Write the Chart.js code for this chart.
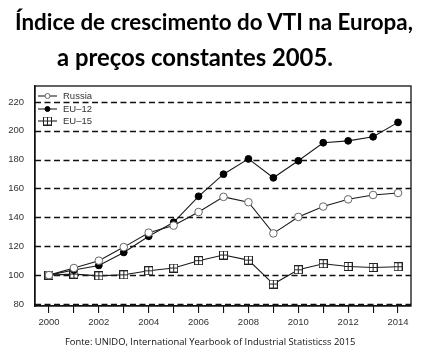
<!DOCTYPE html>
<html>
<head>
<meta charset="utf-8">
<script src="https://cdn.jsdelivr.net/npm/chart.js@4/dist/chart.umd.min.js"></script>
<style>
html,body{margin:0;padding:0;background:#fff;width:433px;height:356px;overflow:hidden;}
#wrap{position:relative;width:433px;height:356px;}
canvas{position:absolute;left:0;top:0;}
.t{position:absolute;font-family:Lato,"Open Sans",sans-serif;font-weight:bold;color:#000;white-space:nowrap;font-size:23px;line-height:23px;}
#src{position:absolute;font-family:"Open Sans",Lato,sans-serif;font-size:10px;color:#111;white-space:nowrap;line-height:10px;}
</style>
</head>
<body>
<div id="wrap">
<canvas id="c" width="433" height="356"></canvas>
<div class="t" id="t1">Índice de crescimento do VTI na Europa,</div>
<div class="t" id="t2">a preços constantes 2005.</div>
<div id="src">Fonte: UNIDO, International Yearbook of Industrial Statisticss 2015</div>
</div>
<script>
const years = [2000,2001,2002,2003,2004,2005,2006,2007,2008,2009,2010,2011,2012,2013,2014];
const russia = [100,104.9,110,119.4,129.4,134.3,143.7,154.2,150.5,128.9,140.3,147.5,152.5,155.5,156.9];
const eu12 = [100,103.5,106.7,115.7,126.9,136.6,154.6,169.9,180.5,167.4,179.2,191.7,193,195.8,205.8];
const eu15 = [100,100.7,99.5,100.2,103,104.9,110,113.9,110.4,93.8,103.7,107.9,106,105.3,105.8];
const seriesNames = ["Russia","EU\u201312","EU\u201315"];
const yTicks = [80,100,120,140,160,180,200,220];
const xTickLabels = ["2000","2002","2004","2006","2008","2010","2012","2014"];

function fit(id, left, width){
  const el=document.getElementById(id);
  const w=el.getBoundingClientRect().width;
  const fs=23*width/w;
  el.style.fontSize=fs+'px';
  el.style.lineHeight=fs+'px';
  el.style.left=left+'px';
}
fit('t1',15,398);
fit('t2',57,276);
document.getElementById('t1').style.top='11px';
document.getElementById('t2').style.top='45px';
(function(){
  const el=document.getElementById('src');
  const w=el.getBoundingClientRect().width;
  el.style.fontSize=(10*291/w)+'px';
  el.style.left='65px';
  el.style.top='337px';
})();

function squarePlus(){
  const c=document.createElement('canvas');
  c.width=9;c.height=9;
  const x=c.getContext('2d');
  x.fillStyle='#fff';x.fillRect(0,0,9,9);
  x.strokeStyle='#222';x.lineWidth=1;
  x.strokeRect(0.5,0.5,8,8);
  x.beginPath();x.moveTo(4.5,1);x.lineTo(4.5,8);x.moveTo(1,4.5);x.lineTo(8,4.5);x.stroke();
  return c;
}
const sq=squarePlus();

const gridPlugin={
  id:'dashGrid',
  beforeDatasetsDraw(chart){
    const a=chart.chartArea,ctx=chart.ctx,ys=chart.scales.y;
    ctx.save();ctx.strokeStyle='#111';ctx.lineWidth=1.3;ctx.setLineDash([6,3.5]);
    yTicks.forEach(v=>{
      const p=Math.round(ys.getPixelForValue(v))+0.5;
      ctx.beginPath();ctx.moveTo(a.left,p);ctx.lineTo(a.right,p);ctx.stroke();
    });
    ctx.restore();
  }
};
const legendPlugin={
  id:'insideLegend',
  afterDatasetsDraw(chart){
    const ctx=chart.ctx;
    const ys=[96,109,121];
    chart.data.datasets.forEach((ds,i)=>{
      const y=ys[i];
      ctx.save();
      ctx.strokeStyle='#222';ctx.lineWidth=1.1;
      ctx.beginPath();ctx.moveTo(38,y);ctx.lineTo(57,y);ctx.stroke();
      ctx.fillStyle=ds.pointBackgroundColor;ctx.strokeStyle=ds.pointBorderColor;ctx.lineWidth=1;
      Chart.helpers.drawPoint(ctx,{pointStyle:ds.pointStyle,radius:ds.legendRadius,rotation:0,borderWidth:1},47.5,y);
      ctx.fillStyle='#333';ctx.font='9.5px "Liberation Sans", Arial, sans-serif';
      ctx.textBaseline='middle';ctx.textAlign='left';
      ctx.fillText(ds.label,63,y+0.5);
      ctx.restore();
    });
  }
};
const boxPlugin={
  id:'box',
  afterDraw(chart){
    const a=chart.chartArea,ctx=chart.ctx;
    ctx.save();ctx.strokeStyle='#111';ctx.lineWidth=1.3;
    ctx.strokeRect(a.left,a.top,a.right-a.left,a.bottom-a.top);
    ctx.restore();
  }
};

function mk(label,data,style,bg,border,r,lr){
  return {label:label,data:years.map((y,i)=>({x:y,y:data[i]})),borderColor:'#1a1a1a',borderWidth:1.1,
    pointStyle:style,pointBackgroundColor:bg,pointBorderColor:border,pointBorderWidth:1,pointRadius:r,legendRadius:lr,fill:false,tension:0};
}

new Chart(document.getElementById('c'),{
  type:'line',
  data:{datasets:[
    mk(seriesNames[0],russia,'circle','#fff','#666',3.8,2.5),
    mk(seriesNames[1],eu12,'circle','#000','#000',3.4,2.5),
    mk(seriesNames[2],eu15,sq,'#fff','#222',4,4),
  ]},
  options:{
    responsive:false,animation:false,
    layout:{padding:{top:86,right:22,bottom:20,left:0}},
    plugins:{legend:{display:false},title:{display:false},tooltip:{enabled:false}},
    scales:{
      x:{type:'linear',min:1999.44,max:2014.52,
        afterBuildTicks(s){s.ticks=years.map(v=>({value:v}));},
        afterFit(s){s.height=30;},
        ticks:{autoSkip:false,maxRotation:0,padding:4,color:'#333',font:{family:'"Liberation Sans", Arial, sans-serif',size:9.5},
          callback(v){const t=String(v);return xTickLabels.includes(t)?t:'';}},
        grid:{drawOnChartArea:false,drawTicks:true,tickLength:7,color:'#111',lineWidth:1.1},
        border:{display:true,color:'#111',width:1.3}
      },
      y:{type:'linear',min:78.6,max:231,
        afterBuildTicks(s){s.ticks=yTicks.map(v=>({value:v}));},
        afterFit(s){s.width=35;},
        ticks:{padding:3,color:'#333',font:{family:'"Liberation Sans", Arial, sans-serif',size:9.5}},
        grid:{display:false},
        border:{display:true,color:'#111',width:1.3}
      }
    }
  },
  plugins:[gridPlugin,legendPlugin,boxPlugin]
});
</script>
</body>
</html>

WHAT TO WORK ON: Set the data above down again exactly as given, with no pictures.

ANSWER IN FULL:
Write the Chart.js code for this chart.
<!DOCTYPE html>
<html>
<head>
<meta charset="utf-8">
<script src="https://cdn.jsdelivr.net/npm/chart.js@4/dist/chart.umd.min.js"></script>
<style>
html,body{margin:0;padding:0;background:#fff;width:433px;height:356px;overflow:hidden;}
#wrap{position:relative;width:433px;height:356px;}
canvas{position:absolute;left:0;top:0;}
.t{position:absolute;font-family:Lato,"Open Sans",sans-serif;font-weight:bold;color:#000;white-space:nowrap;font-size:23px;line-height:23px;}
#src{position:absolute;font-family:"Open Sans",Lato,sans-serif;font-size:10px;color:#111;white-space:nowrap;line-height:10px;}
</style>
</head>
<body>
<div id="wrap">
<canvas id="c" width="433" height="356"></canvas>
<div class="t" id="t1">Índice de crescimento do VTI na Europa,</div>
<div class="t" id="t2">a preços constantes 2005.</div>
<div id="src">Fonte: UNIDO, International Yearbook of Industrial Statisticss 2015</div>
</div>
<script>
const years = [2000,2001,2002,2003,2004,2005,2006,2007,2008,2009,2010,2011,2012,2013,2014];
const russia = [100,104.9,110,119.4,129.4,134.3,143.7,154.2,150.5,128.9,140.3,147.5,152.5,155.5,156.9];
const eu12 = [100,103.5,106.7,115.7,126.9,136.6,154.6,169.9,180.5,167.4,179.2,191.7,193,195.8,205.8];
const eu15 = [100,100.7,99.5,100.2,103,104.9,110,113.9,110.4,93.8,103.7,107.9,106,105.3,105.8];
const seriesNames = ["Russia","EU\u201312","EU\u201315"];
const yTicks = [80,100,120,140,160,180,200,220];
const xTickLabels = ["2000","2002","2004","2006","2008","2010","2012","2014"];

function fit(id, left, width){
  const el=document.getElementById(id);
  const w=el.getBoundingClientRect().width;
  const fs=23*width/w;
  el.style.fontSize=fs+'px';
  el.style.lineHeight=fs+'px';
  el.style.left=left+'px';
}
fit('t1',15,398);
fit('t2',57,276);
document.getElementById('t1').style.top='11px';
document.getElementById('t2').style.top='45px';
(function(){
  const el=document.getElementById('src');
  const w=el.getBoundingClientRect().width;
  el.style.fontSize=(10*291/w)+'px';
  el.style.left='65px';
  el.style.top='337px';
})();

function squarePlus(){
  const c=document.createElement('canvas');
  c.width=9;c.height=9;
  const x=c.getContext('2d');
  x.fillStyle='#fff';x.fillRect(0,0,9,9);
  x.strokeStyle='#222';x.lineWidth=1;
  x.strokeRect(0.5,0.5,8,8);
  x.beginPath();x.moveTo(4.5,1);x.lineTo(4.5,8);x.moveTo(1,4.5);x.lineTo(8,4.5);x.stroke();
  return c;
}
const sq=squarePlus();

const gridPlugin={
  id:'dashGrid',
  beforeDatasetsDraw(chart){
    const a=chart.chartArea,ctx=chart.ctx,ys=chart.scales.y;
    ctx.save();ctx.strokeStyle='#111';ctx.lineWidth=1.3;ctx.setLineDash([6,3.5]);
    yTicks.forEach(v=>{
      const p=Math.round(ys.getPixelForValue(v))+0.5;
      ctx.beginPath();ctx.moveTo(a.left,p);ctx.lineTo(a.right,p);ctx.stroke();
    });
    ctx.restore();
  }
};
const legendPlugin={
  id:'insideLegend',
  afterDatasetsDraw(chart){
    const ctx=chart.ctx;
    const ys=[96,109,121];
    chart.data.datasets.forEach((ds,i)=>{
      const y=ys[i];
      ctx.save();
      ctx.strokeStyle='#222';ctx.lineWidth=1.1;
      ctx.beginPath();ctx.moveTo(38,y);ctx.lineTo(57,y);ctx.stroke();
      ctx.fillStyle=ds.pointBackgroundColor;ctx.strokeStyle=ds.pointBorderColor;ctx.lineWidth=1;
      Chart.helpers.drawPoint(ctx,{pointStyle:ds.pointStyle,radius:ds.legendRadius,rotation:0,borderWidth:1},47.5,y);
      ctx.fillStyle='#333';ctx.font='9.5px "Liberation Sans", Arial, sans-serif';
      ctx.textBaseline='middle';ctx.textAlign='left';
      ctx.fillText(ds.label,63,y+0.5);
      ctx.restore();
    });
  }
};
const boxPlugin={
  id:'box',
  afterDraw(chart){
    const a=chart.chartArea,ctx=chart.ctx;
    ctx.save();ctx.strokeStyle='#111';ctx.lineWidth=1.3;
    ctx.strokeRect(a.left,a.top,a.right-a.left,a.bottom-a.top);
    ctx.restore();
  }
};

function mk(label,data,style,bg,border,r,lr){
  return {label:label,data:years.map((y,i)=>({x:y,y:data[i]})),borderColor:'#1a1a1a',borderWidth:1.1,
    pointStyle:style,pointBackgroundColor:bg,pointBorderColor:border,pointBorderWidth:1,pointRadius:r,legendRadius:lr,fill:false,tension:0};
}

new Chart(document.getElementById('c'),{
  type:'line',
  data:{datasets:[
    mk(seriesNames[0],russia,'circle','#fff','#666',3.8,2.5),
    mk(seriesNames[1],eu12,'circle','#000','#000',3.4,2.5),
    mk(seriesNames[2],eu15,sq,'#fff','#222',4,4),
  ]},
  options:{
    responsive:false,animation:false,
    layout:{padding:{top:86,right:22,bottom:20,left:0}},
    plugins:{legend:{display:false},title:{display:false},tooltip:{enabled:false}},
    scales:{
      x:{type:'linear',min:1999.44,max:2014.52,
        afterBuildTicks(s){s.ticks=years.map(v=>({value:v}));},
        afterFit(s){s.height=30;},
        ticks:{autoSkip:false,maxRotation:0,padding:4,color:'#333',font:{family:'"Liberation Sans", Arial, sans-serif',size:9.5},
          callback(v){const t=String(v);return xTickLabels.includes(t)?t:'';}},
        grid:{drawOnChartArea:false,drawTicks:true,tickLength:7,color:'#111',lineWidth:1.1},
        border:{display:true,color:'#111',width:1.3}
      },
      y:{type:'linear',min:78.6,max:231,
        afterBuildTicks(s){s.ticks=yTicks.map(v=>({value:v}));},
        afterFit(s){s.width=35;},
        ticks:{padding:3,color:'#333',font:{family:'"Liberation Sans", Arial, sans-serif',size:9.5}},
        grid:{display:false},
        border:{display:true,color:'#111',width:1.3}
      }
    }
  },
  plugins:[gridPlugin,legendPlugin,boxPlugin]
});
</script>
</body>
</html>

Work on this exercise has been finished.